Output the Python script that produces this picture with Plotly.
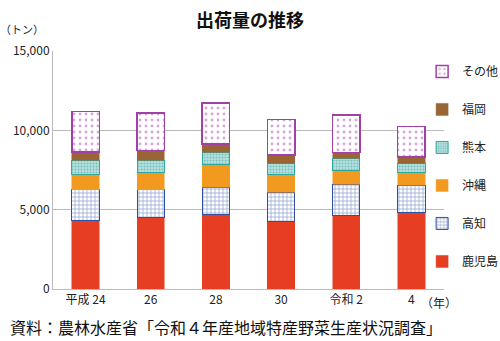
import plotly.graph_objects as go

years = ["平成 24", "26", "28", "30", "令和 2", "4"]
kagoshima = [4300, 4515, 4725, 4240, 4620, 4830]
kochi = [1940, 1725, 1700, 1870, 1995, 1720]
okinawa = [985, 1110, 1405, 1115, 885, 800]
kumamoto = [905, 780, 780, 715, 755, 565]
fukuoka = [490, 590, 525, 500, 355, 420]
others = [2560, 2370, 2585, 2230, 2350, 1895]
y_ticks = [0, 5000, 10000, 15000]

FONT = "Noto Sans CJK JP"

fig = go.Figure()
series = [
    ("鹿児島", kagoshima, dict(color="#E63E22", line=dict(color="#E63E22", width=0.5))),
    ("高知", kochi, dict(color="white", line=dict(color="#2E4FA3", width=1),
                        pattern=dict(shape="+", fgcolor="#2E4FA3", bgcolor="white", size=4, solidity=0.35))),
    ("沖縄", okinawa, dict(color="#F29A1F", line=dict(color="#F29A1F", width=0.5))),
    ("熊本", kumamoto, dict(color="#9FD6D4", line=dict(color="#2FA8A0", width=1),
                          pattern=dict(shape=".", fgcolor="#3A9C98", bgcolor="#B8E2E0", size=3, solidity=0.4))),
    ("福岡", fukuoka, dict(color="#9A6434", line=dict(color="#9A6434", width=0.5))),
    ("その他", others, dict(color="white", line=dict(color="#A040A8", width=1.5),
                          pattern=dict(shape=".", fgcolor="#B050B8", bgcolor="white", size=6, solidity=0.18))),
]
n = len(series)
for i, (name, vals, marker) in enumerate(series):
    fig.add_trace(go.Bar(x=years, y=vals, name=name, marker=marker, legendgroup=name,
                         legendrank=n - i))

fig.update_layout(
    barmode="stack",
    bargap=0.58,
    width=500, height=341,
    margin=dict(l=53, r=56, t=51, b=52, autoexpand=False),
    paper_bgcolor="white", plot_bgcolor="white",
    font=dict(family=FONT, size=12, color="#222"),
    title=dict(text="<b>出荷量の推移</b>", x=0.5, xanchor="center", y=0.94, yanchor="middle",
               font=dict(size=18, color="#111")),
    legend=dict(x=0.944, xanchor="left", y=0.975, yanchor="top",
                traceorder="grouped", tracegroupgap=19, bgcolor="rgba(0,0,0,0)",
                font=dict(size=12, color="#222"), itemwidth=30),
    showlegend=True,
    yaxis=dict(range=[0, 15000], tickvals=y_ticks, tickformat=",", showgrid=True,
               gridcolor="#BBBBBB", gridwidth=1, showline=True, linecolor="#BBBBBB",
               zeroline=False, ticks="", tickfont=dict(size=12, color="#222")),
    xaxis=dict(showline=True, linecolor="#BBBBBB", ticks="", tickfont=dict(size=12, color="#222")),
)
fig.add_annotation(text="（トン）", xref="paper", yref="paper", x=-0.14, y=1.05,
                   xanchor="left", yanchor="bottom", showarrow=False, font=dict(size=11, color="#222"))
fig.add_annotation(text="（年）", xref="paper", yref="paper", x=0.935, y=-0.055,
                   xanchor="left", yanchor="middle", showarrow=False, font=dict(size=12, color="#222"))
fig.add_annotation(text="資料：農林水産省「令和４年産地域特産野菜生産状況調査」", xref="paper", yref="paper",
                   x=-0.115, y=-0.16, xanchor="left", yanchor="middle", showarrow=False,
                   font=dict(size=16, color="#111"))

fig.write_html("out.html")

################

* [PROBLEM DESCRIPTION]:
Exactly restate the lines from the beginning of the data through the line with "legendrank=n - i))", and no others, keeping pictures out.

* [RIGHT ANSWER]:
Output the Python script that produces this picture with Plotly.
import plotly.graph_objects as go

years = ["平成 24", "26", "28", "30", "令和 2", "4"]
kagoshima = [4300, 4515, 4725, 4240, 4620, 4830]
kochi = [1940, 1725, 1700, 1870, 1995, 1720]
okinawa = [985, 1110, 1405, 1115, 885, 800]
kumamoto = [905, 780, 780, 715, 755, 565]
fukuoka = [490, 590, 525, 500, 355, 420]
others = [2560, 2370, 2585, 2230, 2350, 1895]
y_ticks = [0, 5000, 10000, 15000]

FONT = "Noto Sans CJK JP"

fig = go.Figure()
series = [
    ("鹿児島", kagoshima, dict(color="#E63E22", line=dict(color="#E63E22", width=0.5))),
    ("高知", kochi, dict(color="white", line=dict(color="#2E4FA3", width=1),
                        pattern=dict(shape="+", fgcolor="#2E4FA3", bgcolor="white", size=4, solidity=0.35))),
    ("沖縄", okinawa, dict(color="#F29A1F", line=dict(color="#F29A1F", width=0.5))),
    ("熊本", kumamoto, dict(color="#9FD6D4", line=dict(color="#2FA8A0", width=1),
                          pattern=dict(shape=".", fgcolor="#3A9C98", bgcolor="#B8E2E0", size=3, solidity=0.4))),
    ("福岡", fukuoka, dict(color="#9A6434", line=dict(color="#9A6434", width=0.5))),
    ("その他", others, dict(color="white", line=dict(color="#A040A8", width=1.5),
                          pattern=dict(shape=".", fgcolor="#B050B8", bgcolor="white", size=6, solidity=0.18))),
]
n = len(series)
for i, (name, vals, marker) in enumerate(series):
    fig.add_trace(go.Bar(x=years, y=vals, name=name, marker=marker, legendgroup=name,
                         legendrank=n - i))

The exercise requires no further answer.